Brainwave-reading implant lets paralyzed man spell out 1,100 words
SAN FRANCISCO
A paralyzed man who cannot speak or type was able to spell out over 1,000 words using a neuroprosthetic device that translates his brain waves into full sentences, U.S. researchers said on Nov. 8.
"Anything is possible," was one of the man's favorite phrases to spell out, said the first author of a new study on the research, Sean Metzger of the University of California San Francisco (UCSF).
Last year the team of UCSF researchers showed that a brain implant called a brain-computer interface could translate 50 very common words when the man attempted to say them in full.
In the new study, published in the journal Nature Communications, they were able to decode him silently miming the 26 letters of the phonetic alphabet."
So if he was trying to say 'cat', he would say charlie-alpha-tango," Metzger told AFP.A spelling interface then used language-modelling to crunch the data in real time, working out possible words or errors.
The researchers were able to decode more than 1,150 words, which represent "over 85 percent of the content in natural English sentences", the study said.
They simulated that this vocabulary could be extended to more than 9,000 words, "which is basically the number of words most people use in a year," Metzger said.
The device decoded around 29 characters a minute, with an error rate of 6 percent.
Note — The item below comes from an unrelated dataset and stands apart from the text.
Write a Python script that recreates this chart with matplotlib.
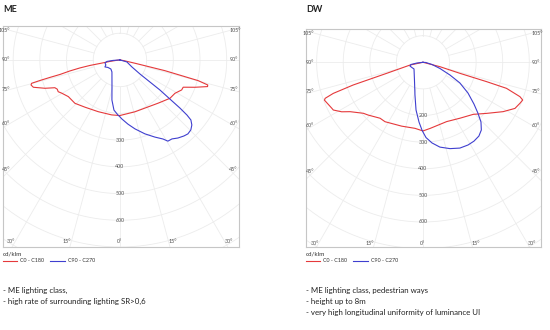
import numpy as np
import matplotlib.pyplot as plt
from matplotlib.lines import Line2D

# luminous intensity curves, gamma angle (deg from nadir) -> cd/klm
# ME luminaire
me_c0_gamma = [0, 16.2, 41.5, 52.5, 58.8, 64.1, 66.7, 70, 73.1, 74.1, 75.2, 76.6, 77.6, 80, 90]
me_c0_cd = [208, 202, 216, 236, 241, 257, 258, 299, 343, 342, 303, 173, 58, 15, 0]
me_c180_gamma = [0, 8.6, 22.8, 36.5, 46.1, 54.6, 60.3, 62.8, 65, 66.9, 69.3, 72.5, 74.3,
                 75.2, 75.6, 76, 76.4, 77.6, 78.7, 79.6, 80, 81.5, 83, 90]
me_c180_cd = [208, 208, 210, 220, 234, 237, 251, 260, 259, 265, 300, 340, 346,
              342, 309, 270, 231, 192, 153, 114, 76, 38, 15, 0]
me_c90_gamma = [0, 1.9, 7.1, 12.3, 18.7, 24.4, 28.6, 30.6, 33.4, 36.6, 40.1, 42.6, 45.4,
                47.9, 49.8, 50.6, 51.3, 52, 53.1, 53.7, 55, 59.7, 74, 90]
me_c90_cd = [213, 221, 242, 264, 292, 317, 337, 353, 354, 364, 372, 376, 373,
             363, 348, 325, 288, 237, 187, 139, 91, 52, 27, 0]
me_c270_gamma = [0, 2.1, 6.8, 11.3, 17.7, 33.7, 45, 58, 65, 70.3, 78.7, 83.4, 86, 90]
me_c270_cd = [213, 206, 189, 153, 98, 54, 48, 53, 62, 56, 57, 49, 26, 0]

# DW luminaire
dw_c0_gamma = [0, 6.1, 21.8, 33.5, 44, 51.3, 58.4, 63.4, 67.1, 69.3, 70.5, 72.7, 73.1, 73.4, 75.5, 90]
dw_c0_cd = [258, 250, 240, 252, 272, 307, 354, 387, 396, 401, 387, 329, 250, 145, 66, 0]
dw_c180_gamma = [0, 6.9, 18.5, 32.6, 37.5, 46.1, 49.5, 55.9, 58.7, 62, 63.3, 69, 69.8,
                 70.9, 72, 73.1, 78, 90]
dw_c180_cd = [258, 250, 253, 265, 265, 286, 295, 331, 358, 382, 384, 397, 392,
              357, 276, 143, 50, 0]
dw_c90_gamma = [0, 2.3, 6.4, 11.3, 17.4, 23.3, 28.6, 32.9, 37.2, 40.8, 44.2, 47.3, 50.7,
                55.7, 60.8, 64.8, 70, 76.3, 86, 90]
dw_c90_cd = [262, 283, 305, 325, 340, 351, 354, 353, 348, 336, 313, 281, 248,
             205, 159, 112, 68, 35, 11, 0]
dw_c270_gamma = [0.8, 3.8, 8.3, 13.7, 25.6, 53.3, 64.7, 74.1, 79.6, 83.3, 90]
dw_c270_cd = [255, 225, 181, 127, 74, 42, 46, 51, 46, 23, 0]

W, H = 550, 330
RED = '#e5393b'
BLUE = '#3f3fcf'
GRID = '#ececec'
LBL = '#505050'
plt.rcParams['font.family'] = ['Lato', 'DejaVu Sans']


def px(x, y):
    return x / W, 1 - y / H


def xy(gamma, cd, side):
    g = np.radians(np.asarray(gamma, float)) * side
    r = np.asarray(cd, float)
    return r * np.sin(g), -r * np.cos(g)


def curve(ax, g_right, i_right, g_left, i_left, color):
    xl, yl = xy(g_left, i_left, -1)
    xr, yr = xy(g_right, i_right, 1)
    x = np.concatenate([xl[::-1], xr])
    y = np.concatenate([yl[::-1], yr])
    ax.plot(x, y, color=color, lw=0.8, zorder=3)


def panel(rect, xlim, ylim, radial_labels):
    ax = fig.add_axes(rect)
    ax.set_xlim(*xlim)
    ax.set_ylim(*ylim)
    ax.set_xticks([])
    ax.set_yticks([])
    for s in ax.spines.values():
        s.set_color('#c6c6c6')
        s.set_linewidth(0.8)
    t = np.linspace(0, 2 * np.pi, 361)
    for r in range(100, 1000, 100):
        ax.plot(r * np.sin(t), r * np.cos(t), color=GRID, lw=0.6, zorder=1)
    for a in range(0, 360, 15):
        ar = np.radians(a)
        ax.plot([100 * np.sin(ar), 1200 * np.sin(ar)], [-100 * np.cos(ar), -1200 * np.cos(ar)],
                color=GRID, lw=0.6, zorder=1)
    for r in radial_labels:
        ax.text(0, -r, str(r), ha='center', va='center', fontsize=3.9, color=LBL, zorder=2)
    # angle labels on the sides
    for a in [105, 90, 75, 60, 45]:
        ar = np.radians(a)
        yy = -410 * np.cos(ar) / np.sin(ar)
        ax.text(-410, yy, f'{a}°', ha='right', va='center', fontsize=3.9, color=LBL)
        ax.text(410, yy, f'{a}°', ha='left', va='center', fontsize=3.9, color=LBL)
    # and along the bottom
    for a in [30, 15, 0]:
        xx = 680 * np.tan(np.radians(a))
        if a == 0:
            ax.text(0, -680, '0°', ha='center', va='center', fontsize=3.9, color=LBL)
        else:
            ax.text(-xx, -680, f'{a}°', ha='right', va='center', fontsize=3.9, color=LBL)
            ax.text(xx, -680, f'{a}°', ha='left', va='center', fontsize=3.9, color=LBL)
    return ax


fig = plt.figure(figsize=(W / 100, H / 100), dpi=100)

ax1 = panel([3 / W, (H - 247) / H, 236 / W, 221 / H], (-438, 446), (-700, 127), [300, 400, 500, 600])
curve(ax1, me_c0_gamma, me_c0_cd, me_c180_gamma, me_c180_cd, RED)
curve(ax1, me_c90_gamma, me_c90_cd, me_c270_gamma, me_c270_cd, BLUE)

ax2 = panel([306 / W, (H - 246.7) / H, 235 / W, 217.4 / H], (-440, 444), (-693, 124), [200, 300, 400, 500, 600])
curve(ax2, dw_c0_gamma, dw_c0_cd, dw_c180_gamma, dw_c180_cd, RED)
curve(ax2, dw_c90_gamma, dw_c90_cd, dw_c270_gamma, dw_c270_cd, BLUE)

# titles, legends and notes
for x0, title, notes in [(3, 'ME', ['- ME lighting class,',
                                    '- high rate of surrounding lighting SR>0,6']),
                         (306, 'DW', ['- ME lighting class, pedestrian ways',
                                      '- height up to 8m',
                                      '- very high longitudinal uniformity of luminance UI'])]:
    fig.text(*px(x0, 10), title, fontsize=6.5, fontweight='bold', va='center', color='#222222')
    fig.text(*px(x0, 254), 'cd/klm', fontsize=4.5, va='center', color='#333333')
    fig.add_artist(Line2D([px(x0, 0)[0], px(x0 + 14, 0)[0]], [px(0, 261)[1]] * 2, color=RED, lw=0.8))
    fig.text(*px(x0 + 17, 261), 'C0 - C180', fontsize=3.9, va='center', color='#333333')
    fig.add_artist(Line2D([px(x0 + 47, 0)[0], px(x0 + 62, 0)[0]], [px(0, 261)[1]] * 2, color=BLUE, lw=0.8))
    fig.text(*px(x0 + 65, 261), 'C90 - C270', fontsize=3.9, va='center', color='#333333')
    for k, line in enumerate(notes):
        fig.text(*px(x0, 290 + 11.5 * k), line, fontsize=5.7, va='center', color='#222222')

fig.savefig('out.png', dpi=100, facecolor='white')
That worked out to be around seven words a minute.
The man is referred to as BRAVO1, as the first participant of the Brain-Computer Interface Restoration of Arm and Voice trial.
Now in his late 30s, he suffered a stroke when he was 20 that left him with anarthria, the inability to speak intelligibly, though his cognitive function remained intact.
He normally communicates by using a pointer attached to a baseball cap to poke at letters on a screen.
In 2019, the researchers surgically implanted a high-density electrode on the surface of his brain, over the speech motor cortex. Via a port embedded in his skull, they have since been able to monitor the different electrical patterns produced when he tries to say varying words or letters.
The research, which still needs to be confirmed in other participants, is still some way off from becoming available to the thousands of people who lose the ability to talk due to strokes, accidents or disease every year.